The condition for the mean is then 5p+(1-p)*X = 7.5.
The condition for the variance is p*2.5^2 + (1-p)*(X-7.5)^2 = 0.41

Solving gives p=0.062 and X=7.66.

 

[micromass]

Why do you think the answer is wrong?

You can use it for both. One gives a lower bound, the other gives an upper bound.

 

[micromass]

Homework Statement

The average lifetime of a product $T=7.5$ (years). The variance of the lifetime $\sigma^{2} = 0.41$.

Using Tsebyshev's inequality, determine the lower bound for the probability, that the product lasts at least 5 years.

Homework Equations

Tsebyshev's inequality:
\begin{equation}
P(|X-\mu | \geq t) \leq \frac{\sigma^{2}}{t^2}
\iff
P(|X-\mu | < t) \geq 1 - \frac{\sigma^{2}}{t^2}
\end{equation}
where $\mu$ is the expected value, $\sigma^2$ is the variance and $t$ is the deviation from the expected value.

The Attempt at a Solution

We want
\begin{align*}
P(T \geq 5)
&\geq P(5 \leq T \leq 10)\\
&= P(|T-7.5| \leq 2.5) &|t=2.5\\
&\geq 1 - \frac{\sigma^2}{t^2} &| Tsebyshev\\
&= 1-\frac{0.41^2}{2.5^2}\\
&\approx 0.973
\end{align*}
This is apparently not the correct answer, and I'm not sure what I'm doing wrong. We obviously want the deviation from the mean to be less than 2.5; otherwise $|T-\mu|$ would produce a value that is below 5.

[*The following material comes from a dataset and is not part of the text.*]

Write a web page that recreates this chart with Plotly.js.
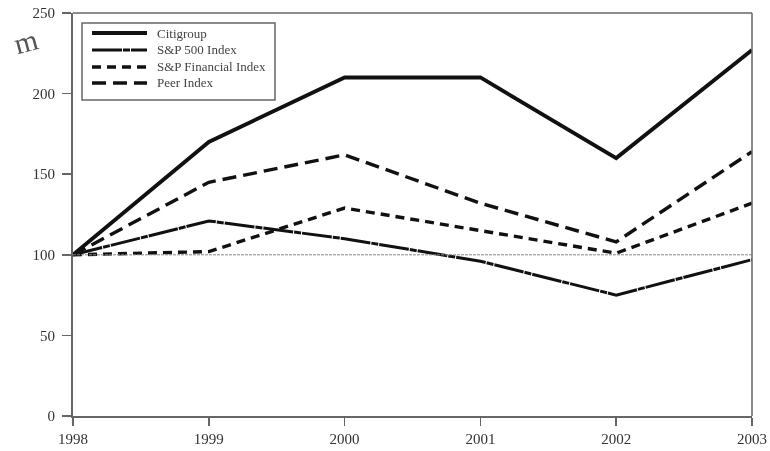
<!DOCTYPE html>
<html>
<head>
<meta charset="utf-8">
<script src="https://cdn.plot.ly/plotly-3.0.1.min.js"></script>
<style>html,body{margin:0;padding:0;background:#fff}#c{width:770px;height:451px;filter:blur(0.6px)}</style>
</head>
<body>
<div id="c"></div>
<script>
const years = ['1998','1999','2000','2001','2002','2003'];
const seriesNames = ['Citigroup','S&P 500 Index','S&P Financial Index','Peer Index'];
const citigroup = [100,170,210,210,160,227];
const sp500 = [100,121,110,96,75,97];
const spFinancial = [100,102,129,115,101,132];
const peer = [100,145,162,132,108,164];
const baseline = [100,100,100,100,100,100];
const yTicks = [0,50,100,150,200,250];

const axisColor = '#666';
const textColor = '#333';
const serif = '"Liberation Serif", serif';
const W = 770, H = 451, L = 73, R = 18, T = 13, B = 35;
const px = v => (v - L) / (W - L - R);
const py = v => 1 - (v - T) / (H - T - B);

const styles = [
  {color:'#111',width:3.8},
  {color:'#111',width:3,dash:'30px,1px,7px,1px'},
  {color:'#111',width:3.4,dash:'9px,6px'},
  {color:'#111',width:3.4,dash:'14px,7px'}
];
const values = [citigroup, sp500, spFinancial, peer];

const traces = values.map((y,i) => ({
  name:seriesNames[i], x:years, y, type:'scatter', mode:'lines', cliponaxis:false, line:styles[i], showlegend:false
}));
traces.push({name:'Base', x:years, y:baseline, type:'scatter', mode:'lines', showlegend:false,
  line:{color:'#888',width:1,dash:'3px,1px'}});

const rowY = [33,50,67,83];
const legendShapes = [{type:'rect',xref:'paper',yref:'paper',x0:px(82),x1:px(275),y0:py(23),y1:py(100),
  line:{color:axisColor,width:1.5},fillcolor:'#fff'}].concat(styles.map((s,i) => ({
  type:'line',xref:'paper',yref:'paper',x0:px(92),x1:px(147),y0:py(rowY[i]),y1:py(rowY[i]),line:s})));
const legendLabels = seriesNames.map((n,i) => ({
  text:n.replace('&','&amp;'),xref:'paper',yref:'paper',x:px(155),y:py(rowY[i]),xanchor:'left',yanchor:'middle',showarrow:false,
  font:{family:serif,size:13,color:'#444'}}));

const layout = {
  width:W, height:H,
  margin:{l:L,r:R,t:T,b:B,pad:0},
  paper_bgcolor:'#fff', plot_bgcolor:'#fff',
  font:{family:serif,size:15,color:textColor},
  showlegend:false,
  xaxis:{type:'category',range:[0,5],showgrid:false,zeroline:false,showline:true,
    linecolor:axisColor,linewidth:2,ticks:'outside',ticklen:8,tickwidth:1.5,tickcolor:axisColor,
    tickfont:{family:serif,size:15,color:textColor}},
  yaxis:{range:[0,250],tickvals:yTicks,showgrid:false,zeroline:false,showline:true,
    linecolor:axisColor,linewidth:2,ticks:'outside',ticklen:9,tickwidth:1.5,tickcolor:axisColor,ticklabelstandoff:4,
    tickfont:{family:serif,size:15,color:textColor}},
  shapes:[
    {type:'line',xref:'paper',yref:'paper',x0:0,x1:1,y0:1,y1:1,line:{color:axisColor,width:1.5}},
    {type:'line',xref:'paper',yref:'paper',x0:1,x1:1,y0:0,y1:1,line:{color:axisColor,width:1.5}}
  ].concat(legendShapes),
  annotations:legendLabels.concat([
    {text:'m',xref:'paper',yref:'paper',x:px(25),y:py(41),xanchor:'center',yanchor:'middle',showarrow:false,
     textangle:-15,font:{family:serif,size:30,color:'#555'}}
  ])
};
Plotly.newPlot('c',traces,layout,{displayModeBar:false,staticPlot:true});
</script>
</body>
</html>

You are given $\sigma^2 = 0.41$. But later on, you write $0.41^2$ at the end of your computation. There is no need for that square.

 

[TheSodesa]

Chebyshev's inequality makes a statement about larger deviations. You can use it for P(|T-7.5|>2.5) but not for P(|T-7.5|<2.5).

So what I could do is calculate $P(T<5)$ and go from there?

\begin{align*}
P(T<5)
&\leq P(T<5 \text{ and } T>10)\\
&= P(|T-\mu| >= 2.5)\\
&\leq \frac{\sigma^2}{2.5^2}\\
&=\frac{0.41^2}{2.5^2}\\
&= 0.026896
\end{align*}
But then I'm stuck with the shaded area shaded blue in this picture:

and I need the one in the middle. At least that's my understanding.

 

[TheSodesa]

You are given $\sigma^2 = 0.41$. But later on, you write $0.41^2$ at the end of your computation. There is no need for that square.

Oh. My. Gauss!

Thank you. How typical of me...